В отделе художественной прозы — три имени: Г. Газданов[128], В. Яновский[129] и неизвестный Д. Лехович[130].

Газданов из новых русских писателей, начавших свой путь за рубежом, пожалуй, самый талантливый. Он ласков, находчив, и есть в нем какое-то приятное «струенье». Тема его рассказа «Княжна Мэри» — в сущности, анекдот. Но Газданова это не испугало. Он, как настоящий художник, знает, что «все ново под луной», что душа человека — тайна и что при творческой воле никакие банальности, никакие общие места не страшны. Среди своих собратьев он, может быть, всех ближе к магии — этой редко достижимой, единственной цели всякого подлинного искусства.

Что до рассказа В. Яновского «Записки современника», то он вызывает противоречивые чувства, как вообще все творчество этого писателя, особенно за последние годы.

Яновский — определенно талантлив, прекрасно владеет языком, имеет вкус и не лишен такта. Но он мог бы достичь в своей области значительно большего, если б не его… болезнь. Иначе не могу назвать то, что с ним происходит. Сначала все в его повествовании превосходно, интересно, остроумно, свежо, глубоко, но вдруг — «припадок». Все летит к черту. Ни меры, ни вкуса, ни глубины — сплошное кривлянье, гаерство, нестерпимая пошлость. Жаль. Правда, жаль. Но самое печальное — это что Яновский свою болезнь явно предпочитает здоровью и свое припадочное состоянье принимает за творческий экстаз. А как хорошо, с какой тонкой иронией можно бы описать в «Записках современника» собачьи похороны. Ведь хватило же у Яновского и вкуса и таланта на сцену в эльзасском трактире, где жандармы ловят «беглого мертвеца».

Все дело в мере, во внутренней, дисциплине, и хорошо сказал Наполеон: «Tout се qui est e xagere est innsignifiaint»[131].

Рассказ Д. Леховича «Расстрел» лучше бы просто обойти молчаньем. Печатать его, во всяком случае, не следовало, и, печатая его, редакция совершила ошибку. Не потому, что рассказ плох, наоборот: он слишком литературен. Тема же его из числа тех, что никакой литературной обработки не выносит. Единственно приемлемая для нее форма — либо дневник, либо воспоминанья. Как пример, можно привести «Рассказ латышского крестьянина, бежавшего из СССР», напечатанный в 34-м номере «Нового журнала».

И ошибка эта — не первая. Уже в предыдущем номере был рассказ («Дроль» И. Савина[132]) приблизительно на ту же тему. Будем надеяться, что в следующем игра с трупами наконец прекратится.
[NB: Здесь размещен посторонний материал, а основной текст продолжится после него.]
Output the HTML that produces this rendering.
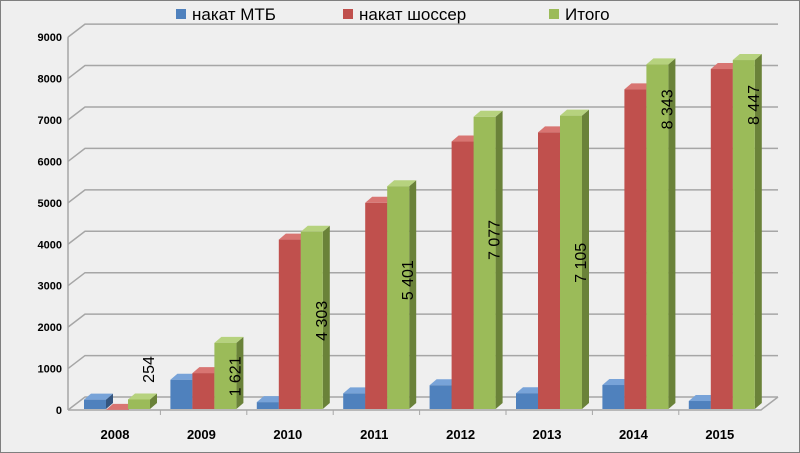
<!DOCTYPE html>
<html><head><meta charset="utf-8"><style>
html,body{margin:0;padding:0;background:#efefef;}
svg{display:block;font-family:"Liberation Sans",sans-serif;}
</style></head><body>
<svg id="chart" width="800" height="453" viewBox="0 0 800 453">
<rect x="0.5" y="0.5" width="799" height="452" fill="#efefef" stroke="#7f7f7f"/>
<g>
<g><rect x="176" y="9" width="10" height="10" fill="#4f81bd"/><text x="192" y="20" font-size="17" fill="#000">накат МТБ</text></g>
<g><rect x="343" y="9" width="10" height="10" fill="#c0504d"/><text x="359" y="20" font-size="17" fill="#000">накат шоссер</text></g>
<g><rect x="549" y="9" width="10" height="10" fill="#9bbb59"/><text x="565" y="20" font-size="17" fill="#000">Итого</text></g>
</g>
<g id="grid"></g>
<g id="axes"></g>
<g id="bars"></g>
<g id="labels"></g>
</svg>
<script>
const categories = ["2008","2009","2010","2011","2012","2013","2014","2015"];
const mtb = [250, 730, 190, 400, 597, 405, 603, 217];
const road = [4, 891, 4113, 5001, 6480, 6700, 7740, 8230];
const total = [254, 1621, 4303, 5401, 7077, 7105, 8343, 8447];
const totalLabels = ["254","1 621","4 303","5 401","7 077","7 105","8 343","8 447"];
const yTicks = [0,1000,2000,3000,4000,5000,6000,7000,8000,9000];

const NS="http://www.w3.org/2000/svg";
const y0=410, kY=0.04143, dx=17, dy=-13, axX=68, backEnd=778;
const bw=22, sd=7, so=6;
function yScale(v){return y0 - v*kY;}
function xGroup(i){return 117 + i*86.4;}
function mk(tag,attrs,parent){const e=document.createElementNS(NS,tag);for(const k in attrs)e.setAttribute(k,attrs[k]);parent.appendChild(e);return e;}
const grid=document.getElementById('grid'), axes=document.getElementById('axes'), bars=document.getElementById('bars'), labels=document.getElementById('labels');

yTicks.forEach(t=>{
  const y=yScale(t);
  const g=mk('polyline',{points:`${axX},${y} ${axX+dx},${y+dy} ${backEnd},${y+dy}`,fill:'none',stroke:'#a6a6a6','stroke-width':1.5},grid);
  
  
  const tx=mk('text',{x:62,y:y+4,'font-size':11,'font-weight':'bold','text-anchor':'end',fill:'#000'},axes);
  tx.textContent=t;
  
  
});
const fl=mk('polyline',{points:`${axX},${y0} ${backEnd-dx},${y0} ${backEnd},${y0+dy}`,fill:'none',stroke:'#a6a6a6','stroke-width':1.5},axes);


const ya=mk('line',{x1:axX,y1:y0,x2:axX,y2:yScale(9000),stroke:'#a6a6a6','stroke-width':1.5},axes);



const series=[{d:mtb,f:'#4f81bd',s:'#34557f',t:'#78a3d8',n:'mtb',off:-1},{d:road,f:'#c0504d',s:'#8c3836',t:'#d87572',n:'road',off:0},{d:total,f:'#9bbb59',s:'#6a8239',t:'#b6d27e',n:'total',off:1}];
categories.forEach((c,i)=>{
  const cx=xGroup(i);
  if(i>0){const tk=mk('line',{x1:cx-43,y1:y0,x2:cx-43,y2:y0+5,stroke:'#a6a6a6'},axes);}
  const lt=mk('text',{x:cx-2,y:439,'font-size':13,'font-weight':'bold','text-anchor':'middle',fill:'#000'},axes);
  lt.textContent=c;
  
  
  series.forEach(s=>{
    const x=cx-bw/2+s.off*bw, top=yScale(s.d[i]), bot=y0-1;
    const g=mk('g',{},bars);
    
    
    mk('polygon',{points:`${x+bw},${top} ${x+bw+sd},${top-so} ${x+bw+sd},${bot-so} ${x+bw},${bot}`,fill:s.s},g);
    mk('polygon',{points:`${x},${top} ${x+sd},${top-so} ${x+bw+sd},${top-so} ${x+bw},${top}`,fill:s.t},g);
    mk('rect',{x:x,y:top,width:bw,height:Math.max(0,bot-top),fill:s.f},g);
  });
  const gx=cx+bw+bw/2-1, top=yScale(total[i]), h=y0-top;
  let ly = h<40 ? top-30 : (h>300 ? top+45 : top+h/2);
  if(total[i]>5000 && total[i]<7100 && h<=300) ly=top+h*0.42;
  const dl=mk('text',{x:0,y:0,'font-size':16,'text-anchor':'middle',fill:'#000',transform:`translate(${gx+5},${ly}) rotate(-90)`},labels);
  dl.textContent=totalLabels[i];
  
  
});
</script>
</body></html>
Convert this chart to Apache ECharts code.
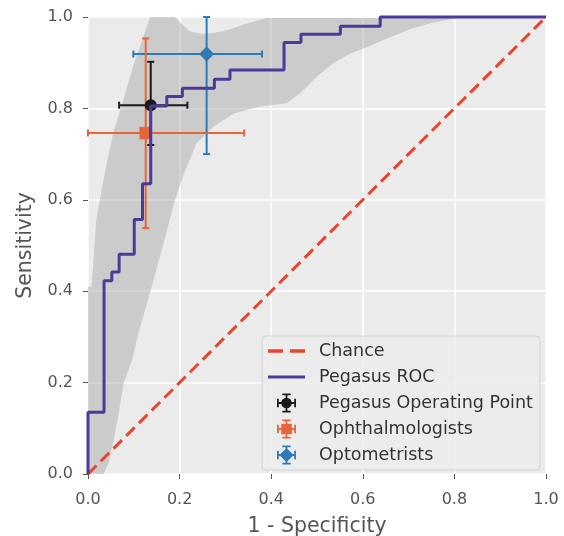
<!DOCTYPE html>
<html>
<head>
<meta charset="utf-8">
<script src="https://cdn.jsdelivr.net/npm/echarts@6/dist/echarts.min.js"></script>
<style>
  html, body { margin: 0; padding: 0; background: #fff; }
  #chart { width: 564px; height: 536px; }
</style>
</head>
<body>
<div id="chart"></div>
<script>
// ROC curve corners (1 - specificity, sensitivity)
const rocFpr = [0, 0, 0.035, 0.035, 0.052, 0.052, 0.068, 0.068, 0.101, 0.101, 0.119, 0.119, 0.137, 0.137,
  0.172, 0.172, 0.206, 0.206, 0.276, 0.276, 0.31, 0.31, 0.428, 0.428, 0.465, 0.465, 0.551, 0.551, 0.638, 0.638, 1.0];
const rocTpr = [0, 0.135, 0.135, 0.423, 0.423, 0.442, 0.442, 0.481, 0.481, 0.557, 0.557, 0.635, 0.635, 0.805,
  0.805, 0.826, 0.826, 0.844, 0.844, 0.864, 0.864, 0.884, 0.884, 0.944, 0.944, 0.962, 0.962, 0.98, 0.98, 1.0, 1.0];

// confidence band edges
const bandUpperX = [0, 0.008, 0.018, 0.024, 0.041, 0.055, 0.077, 0.098, 0.115, 0.128, 0.136, 0.19, 0.205, 0.223,
  0.25, 0.273, 0.303, 0.347, 0.39, 1.0];
const bandUpperY = [0.41, 0.41, 0.555, 0.59, 0.68, 0.746, 0.818, 0.89, 0.94, 0.979, 1.0, 1.0, 0.984, 0.968,
  0.963, 0.965, 0.971, 0.986, 0.998, 1.0];
const bandLowerX = [0, 0.034, 0.045, 0.056, 0.067, 0.078, 0.096, 0.112, 0.135, 0.165, 0.19, 0.21, 0.237, 0.274,
  0.318, 0.376, 0.434, 0.463, 0.5, 0.535, 0.573, 0.609, 0.653, 0.704, 0.754, 0.798, 0.83, 1.0];
const bandLowerY = [0, 0, 0.024, 0.074, 0.133, 0.199, 0.249, 0.315, 0.395, 0.505, 0.6, 0.658, 0.724, 0.76,
  0.789, 0.804, 0.811, 0.833, 0.87, 0.899, 0.92, 0.934, 0.953, 0.974, 0.988, 0.996, 1.0, 1.0];

const chanceX = [0, 1];
const chanceY = [0, 1];

// operating points: [x, y, xLow, xHigh, yLow, yHigh]
const pegasusPoint = [0.137, 0.807, 0.068, 0.217, 0.72, 0.902];
const ophthalmologists = [0.126, 0.746, 0.0, 0.341, 0.538, 0.953];
const optometrists = [0.259, 0.919, 0.099, 0.38, 0.70, 1.0];

const font = 'DejaVu Sans';

// legend icons
const iconDash = 'path://M0,0h13v3h-13Z M19,0h13v3h-13Z';
const iconLine = 'path://M0,0h37v3h-37Z';
const bars = 'M7.25,0h1.5v16h-1.5Z M0,7.25h16v1.5h-16Z M4.5,0h7v1.5h-7Z M4.5,14.5h7v1.5h-7Z M0,4.5h1.5v7h-1.5Z M14.5,4.5h1.5v7h-1.5Z ';
const iconCircle = 'path://' + bars + 'M12.5,8A4.5,4.5 0 1 1 3.5,8A4.5,4.5 0 1 1 12.5,8Z';
const iconSquare = 'path://' + bars + 'M3.5,3.5h9v9h-9Z';
const iconDiamond = 'path://' + bars + 'M8,2L14,8L8,14L2,8Z';

function zip(a, b) {
    return a.map((v, i) => [v, b[i]]);
}

// marker plus x/y error bars with caps
function errorBar(marker, size) {
    return function (params, api) {
        const x = api.value(0), y = api.value(1);
        const c = api.coord([x, y]);
        const l = api.coord([api.value(2), y]);
        const r = api.coord([api.value(3), y]);
        const b = api.coord([x, api.value(4)]);
        const t = api.coord([x, api.value(5)]);
        const color = api.visual('color');
        const st = { stroke: color, lineWidth: 2 };
        const cap = 3.5;
        const seg = (x1, y1, x2, y2) => ({ type: 'line', shape: { x1, y1, x2, y2 }, style: st });
        const children = [
            seg(l[0], l[1], r[0], r[1]),
            seg(b[0], b[1], t[0], t[1]),
            seg(l[0], l[1] - cap, l[0], l[1] + cap),
            seg(r[0], r[1] - cap, r[0], r[1] + cap),
            seg(b[0] - cap, b[1], b[0] + cap, b[1]),
            seg(t[0] - cap, t[1], t[0] + cap, t[1])
        ];
        const h = size / 2;
        if (marker === 'circle') {
            children.push({ type: 'circle', shape: { cx: c[0], cy: c[1], r: h }, style: { fill: color } });
        } else if (marker === 'square') {
            children.push({ type: 'rect', shape: { x: c[0] - h, y: c[1] - h, width: size, height: size }, style: { fill: color } });
        } else {
            children.push({
                type: 'polygon',
                shape: { points: [[c[0], c[1] - h], [c[0] + h, c[1]], [c[0], c[1] + h], [c[0] - h, c[1]]] },
                style: { fill: color }
            });
        }
        return { type: 'group', children };
    };
}

const chart = echarts.init(document.getElementById('chart'));

const axisCommon = {
    type: 'value',
    min: 0,
    max: 1,
    interval: 0.2,
    axisLine: { show: false },
    axisTick: { show: true, length: 5, lineStyle: { color: '#555', width: 1 } },
    splitLine: { show: true, lineStyle: { color: '#fff', width: 1.5 } },
    nameLocation: 'middle',
    nameTextStyle: { fontFamily: font, fontSize: 20.5, color: '#555' }
};

const labelStyle = (margin) => ({
    fontFamily: font, fontSize: 16, color: '#555', margin: margin,
    formatter: v => v.toFixed(1)
});

const option = {
    animation: false,
    backgroundColor: '#fff',
    grid: {
        left: 88, right: 18, top: 17, bottom: 62,
        outerBoundsMode: 'none',
        containLabel: false,
        show: true, backgroundColor: '#ebebeb', borderWidth: 0
    },
    xAxis: Object.assign({}, axisCommon, { name: '1 - Specificity', nameGap: 42, axisLabel: labelStyle(18) }),
    yAxis: Object.assign({}, axisCommon, { name: 'Sensitivity', nameGap: 51, axisLabel: labelStyle(15) }),
    legend: {
        orient: 'vertical',
        left: 262,
        top: 336,
        padding: [5, 7, 5, 6],
        itemWidth: 37,
        itemHeight: 19,
        itemGap: 6,
        selectedMode: false,
        backgroundColor: 'rgba(236,236,236,0.9)',
        borderColor: '#d2d2d2',
        borderWidth: 1,
        borderRadius: 4,
        textStyle: { fontFamily: font, fontSize: 17.5, color: '#333', lineHeight: 20, padding: [0, 0, 0, 9] },
        data: [
            { name: 'Chance', icon: iconDash },
            { name: 'Pegasus ROC', icon: iconLine },
            { name: 'Pegasus Operating Point', icon: iconCircle },
            { name: 'Ophthalmologists', icon: iconSquare },
            { name: 'Optometrists', icon: iconDiamond }
        ]
    },
    series: [
        {
            name: 'band',
            type: 'custom',
            silent: true,
            data: [[0, 0]],
            renderItem: function (params, api) {
                const up = zip(bandUpperX, bandUpperY).map(p => api.coord(p));
                const low = zip(bandLowerX, bandLowerY).map(p => api.coord(p)).reverse();
                return {
                    type: 'polygon',
                    shape: { points: up.concat(low) },
                    style: { fill: 'rgba(128,128,128,0.3)' }
                };
            }
        },
        {
            name: 'Chance',
            type: 'line',
            data: zip(chanceX, chanceY),
            symbol: 'none',
            silent: true,
            clip: false,
            color: '#e8452e',
            lineStyle: { color: '#e8452e', width: 3, type: [12, 6] }
        },
        {
            name: 'Pegasus ROC',
            type: 'line',
            data: zip(rocFpr, rocTpr),
            symbol: 'none',
            silent: true,
            clip: false,
            color: '#4b3a9a',
            lineStyle: { color: '#4b3a9a', width: 3 }
        },
        {
            name: 'Optometrists',
            type: 'custom',
            silent: true,
            clip: false,
            itemStyle: { color: '#2c7bb6' },
            data: [optometrists],
            renderItem: errorBar('diamond', 15)
        },
        {
            name: 'Ophthalmologists',
            type: 'custom',
            silent: true,
            clip: false,
            itemStyle: { color: '#e8643a' },
            data: [ophthalmologists],
            renderItem: errorBar('square', 12.5)
        },
        {
            name: 'Pegasus Operating Point',
            type: 'custom',
            silent: true,
            clip: false,
            itemStyle: { color: '#1a1a1a' },
            data: [pegasusPoint],
            renderItem: errorBar('circle', 12)
        }
    ]
};

chart.setOption(option);
</script>
</body>
</html>
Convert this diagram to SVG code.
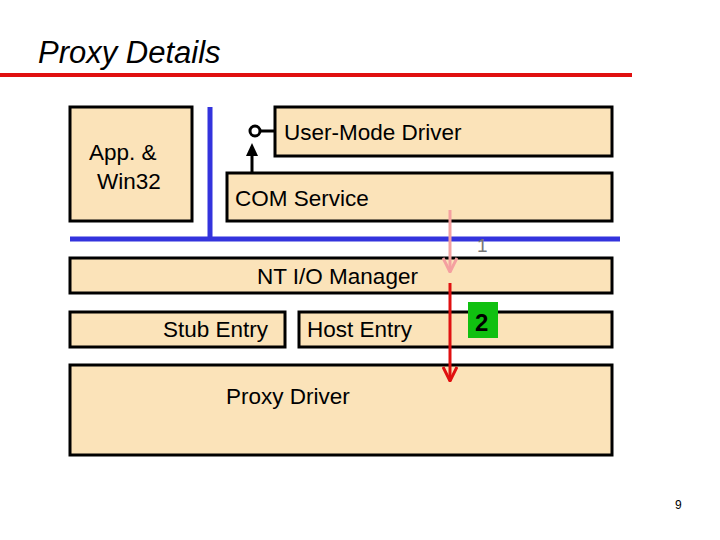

В заключение несколько слов об Эрге[133]. Этот таинственный незнакомец, печатающий на последних страницах краткие Nota bene, заслуживает лучшей участи — своего места в журнале, а не угла где-то на «задворках». Его заметки как бы дополняют и сочетают, с большим тактом, материал, подчас весьма разношерстный. Так очень кстати напоминанье Эрге о гоголевских «Ночах на вилле» и предпосланная этому напоминанью цитата из Montaigne[134] «О дружбе». Ни у Ремизова, ни у Шика ничего об этих «ночах» нет, и вообще о них упоминают редко. Между тем из жизни Гоголя их не выкинешь.

Другое, тоже очень важное, напоминанье — в предыдущем номере о беседе во время немецкой оккупации в горной деревушке Кабри, на юге Франции, Andre Gide’a[135] с русским молодым человеком, Борисом Вильде[136], воодушевившим знаменитого писателя на дело освобождения своей родины.

Эти напоминанья — как бы уколы раскаленной иглой. Они будят совесть. Вот почему «Опыты» № 2 не потеряли и еще долго не потеряют для нас свою актуальность.